[Items from a dataset]
_ _ _ _
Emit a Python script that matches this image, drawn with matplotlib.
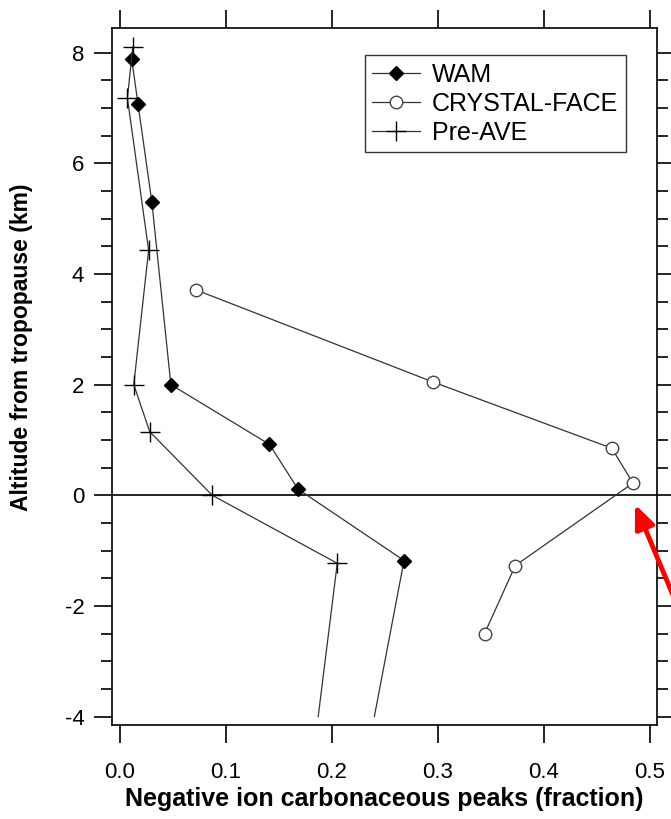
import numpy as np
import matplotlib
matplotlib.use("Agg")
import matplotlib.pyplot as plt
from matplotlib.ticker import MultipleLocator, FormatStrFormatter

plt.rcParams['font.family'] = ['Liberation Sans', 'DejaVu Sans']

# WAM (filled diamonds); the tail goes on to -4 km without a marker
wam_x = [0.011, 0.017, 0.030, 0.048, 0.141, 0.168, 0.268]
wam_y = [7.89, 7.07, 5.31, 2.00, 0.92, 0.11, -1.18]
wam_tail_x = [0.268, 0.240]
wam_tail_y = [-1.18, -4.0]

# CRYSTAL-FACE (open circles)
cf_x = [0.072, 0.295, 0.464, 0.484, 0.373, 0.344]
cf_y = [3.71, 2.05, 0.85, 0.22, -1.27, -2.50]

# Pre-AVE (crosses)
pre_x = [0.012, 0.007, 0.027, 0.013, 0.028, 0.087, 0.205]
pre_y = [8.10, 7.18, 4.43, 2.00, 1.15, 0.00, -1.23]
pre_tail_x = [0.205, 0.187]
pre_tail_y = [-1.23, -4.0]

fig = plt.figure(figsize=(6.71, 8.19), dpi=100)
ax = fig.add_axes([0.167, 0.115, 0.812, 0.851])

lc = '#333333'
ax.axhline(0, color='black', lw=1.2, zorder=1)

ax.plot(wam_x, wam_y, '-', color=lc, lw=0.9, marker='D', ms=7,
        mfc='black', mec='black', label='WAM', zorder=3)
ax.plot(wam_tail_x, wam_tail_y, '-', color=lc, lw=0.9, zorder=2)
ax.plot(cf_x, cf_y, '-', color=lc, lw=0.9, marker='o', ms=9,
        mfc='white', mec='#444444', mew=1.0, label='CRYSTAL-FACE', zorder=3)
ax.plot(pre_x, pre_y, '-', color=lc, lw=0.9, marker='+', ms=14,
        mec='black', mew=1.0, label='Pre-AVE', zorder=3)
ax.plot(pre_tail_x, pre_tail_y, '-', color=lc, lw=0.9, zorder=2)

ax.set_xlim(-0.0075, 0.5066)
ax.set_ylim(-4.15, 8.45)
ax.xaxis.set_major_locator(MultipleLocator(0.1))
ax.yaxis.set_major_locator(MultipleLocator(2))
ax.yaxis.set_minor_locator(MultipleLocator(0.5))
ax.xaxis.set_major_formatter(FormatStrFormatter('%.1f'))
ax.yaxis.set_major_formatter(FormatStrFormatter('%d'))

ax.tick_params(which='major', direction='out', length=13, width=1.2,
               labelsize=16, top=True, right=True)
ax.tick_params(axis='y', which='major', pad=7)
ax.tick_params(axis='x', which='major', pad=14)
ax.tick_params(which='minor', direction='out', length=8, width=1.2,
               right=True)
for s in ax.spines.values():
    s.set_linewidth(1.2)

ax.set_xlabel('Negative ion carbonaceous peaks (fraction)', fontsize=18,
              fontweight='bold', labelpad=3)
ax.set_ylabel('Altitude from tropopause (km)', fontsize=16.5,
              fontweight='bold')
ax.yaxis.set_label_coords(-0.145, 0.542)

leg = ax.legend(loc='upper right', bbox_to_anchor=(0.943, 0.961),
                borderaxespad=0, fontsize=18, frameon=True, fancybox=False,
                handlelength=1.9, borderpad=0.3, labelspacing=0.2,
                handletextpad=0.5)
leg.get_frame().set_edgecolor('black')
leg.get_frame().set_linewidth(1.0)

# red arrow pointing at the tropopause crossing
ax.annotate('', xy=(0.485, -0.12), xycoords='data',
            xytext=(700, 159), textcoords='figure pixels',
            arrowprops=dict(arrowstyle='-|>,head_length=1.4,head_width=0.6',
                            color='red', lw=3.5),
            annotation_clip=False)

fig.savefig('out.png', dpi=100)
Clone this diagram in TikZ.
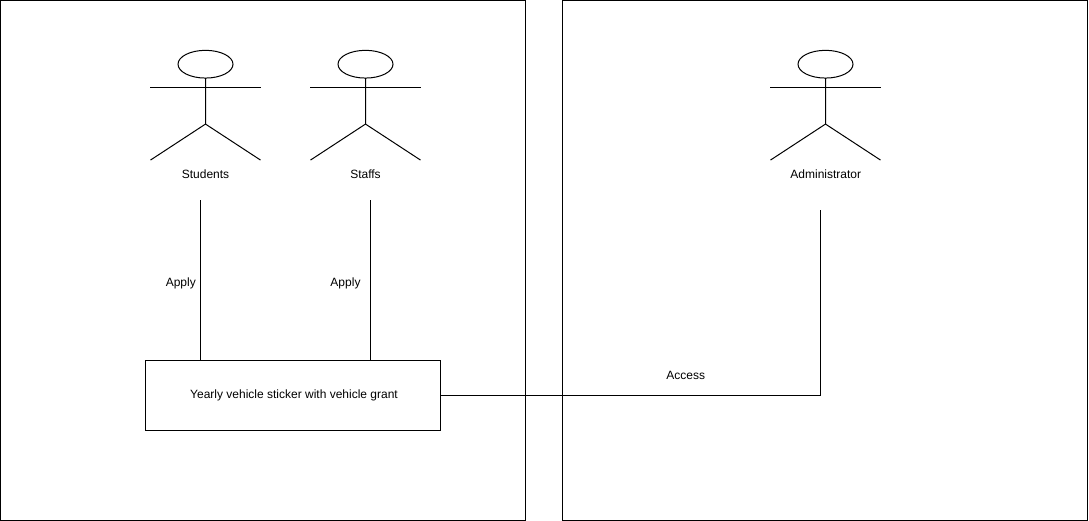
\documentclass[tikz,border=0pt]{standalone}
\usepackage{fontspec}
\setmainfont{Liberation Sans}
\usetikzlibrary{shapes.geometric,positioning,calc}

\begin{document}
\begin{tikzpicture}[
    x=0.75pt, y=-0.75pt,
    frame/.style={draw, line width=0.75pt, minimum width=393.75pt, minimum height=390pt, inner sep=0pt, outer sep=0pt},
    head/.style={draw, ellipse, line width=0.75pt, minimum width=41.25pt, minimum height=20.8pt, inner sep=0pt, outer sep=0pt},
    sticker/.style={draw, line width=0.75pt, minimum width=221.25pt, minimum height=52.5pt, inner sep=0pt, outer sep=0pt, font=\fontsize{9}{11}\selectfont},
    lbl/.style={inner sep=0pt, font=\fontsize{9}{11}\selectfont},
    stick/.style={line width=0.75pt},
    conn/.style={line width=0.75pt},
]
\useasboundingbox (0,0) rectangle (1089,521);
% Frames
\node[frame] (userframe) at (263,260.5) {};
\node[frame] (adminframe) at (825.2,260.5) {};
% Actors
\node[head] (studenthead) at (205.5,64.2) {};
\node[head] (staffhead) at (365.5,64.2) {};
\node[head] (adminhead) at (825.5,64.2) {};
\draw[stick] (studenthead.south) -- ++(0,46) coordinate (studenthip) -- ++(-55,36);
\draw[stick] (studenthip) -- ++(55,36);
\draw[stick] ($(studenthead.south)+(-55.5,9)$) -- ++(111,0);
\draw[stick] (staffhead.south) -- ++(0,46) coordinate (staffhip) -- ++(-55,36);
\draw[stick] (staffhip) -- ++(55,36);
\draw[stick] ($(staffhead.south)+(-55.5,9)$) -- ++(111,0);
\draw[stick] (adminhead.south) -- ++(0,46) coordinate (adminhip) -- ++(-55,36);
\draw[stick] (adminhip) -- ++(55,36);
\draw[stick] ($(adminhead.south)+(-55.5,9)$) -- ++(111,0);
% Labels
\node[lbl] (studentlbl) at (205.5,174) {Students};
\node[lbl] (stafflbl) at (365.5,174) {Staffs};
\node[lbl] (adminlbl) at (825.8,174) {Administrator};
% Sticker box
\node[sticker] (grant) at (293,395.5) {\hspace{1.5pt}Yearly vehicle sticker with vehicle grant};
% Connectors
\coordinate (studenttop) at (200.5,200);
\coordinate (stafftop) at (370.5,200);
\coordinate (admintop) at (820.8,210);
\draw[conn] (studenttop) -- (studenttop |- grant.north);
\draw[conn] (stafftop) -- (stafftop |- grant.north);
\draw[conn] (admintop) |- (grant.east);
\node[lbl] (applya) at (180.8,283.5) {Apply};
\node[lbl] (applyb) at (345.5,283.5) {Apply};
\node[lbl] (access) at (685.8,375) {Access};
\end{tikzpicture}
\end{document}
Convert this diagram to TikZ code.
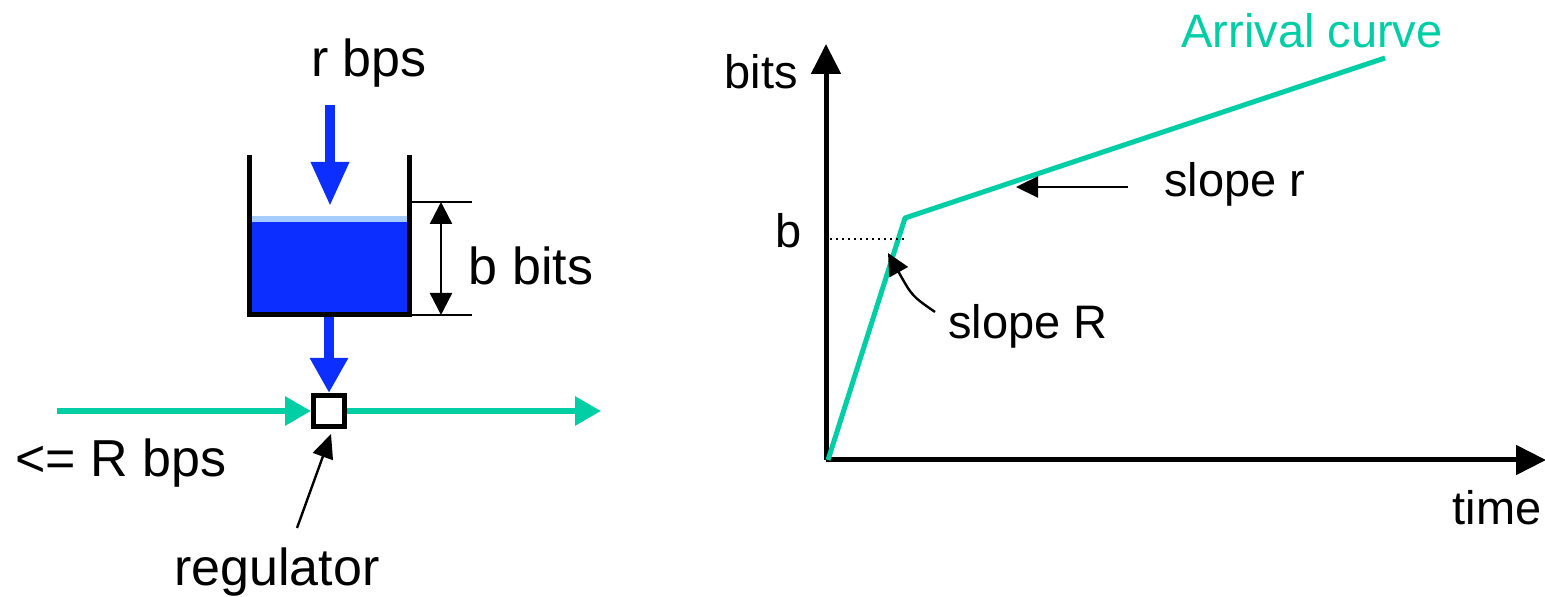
_ _ _ _
» **What is needed**:
Make a copy of each line that contains the string "this".

» **Answer to the exercise**:
Emit a Python script that matches this image, drawn with matplotlib.
Clone this diagram in TikZ.
Convert this diagram to TikZ code.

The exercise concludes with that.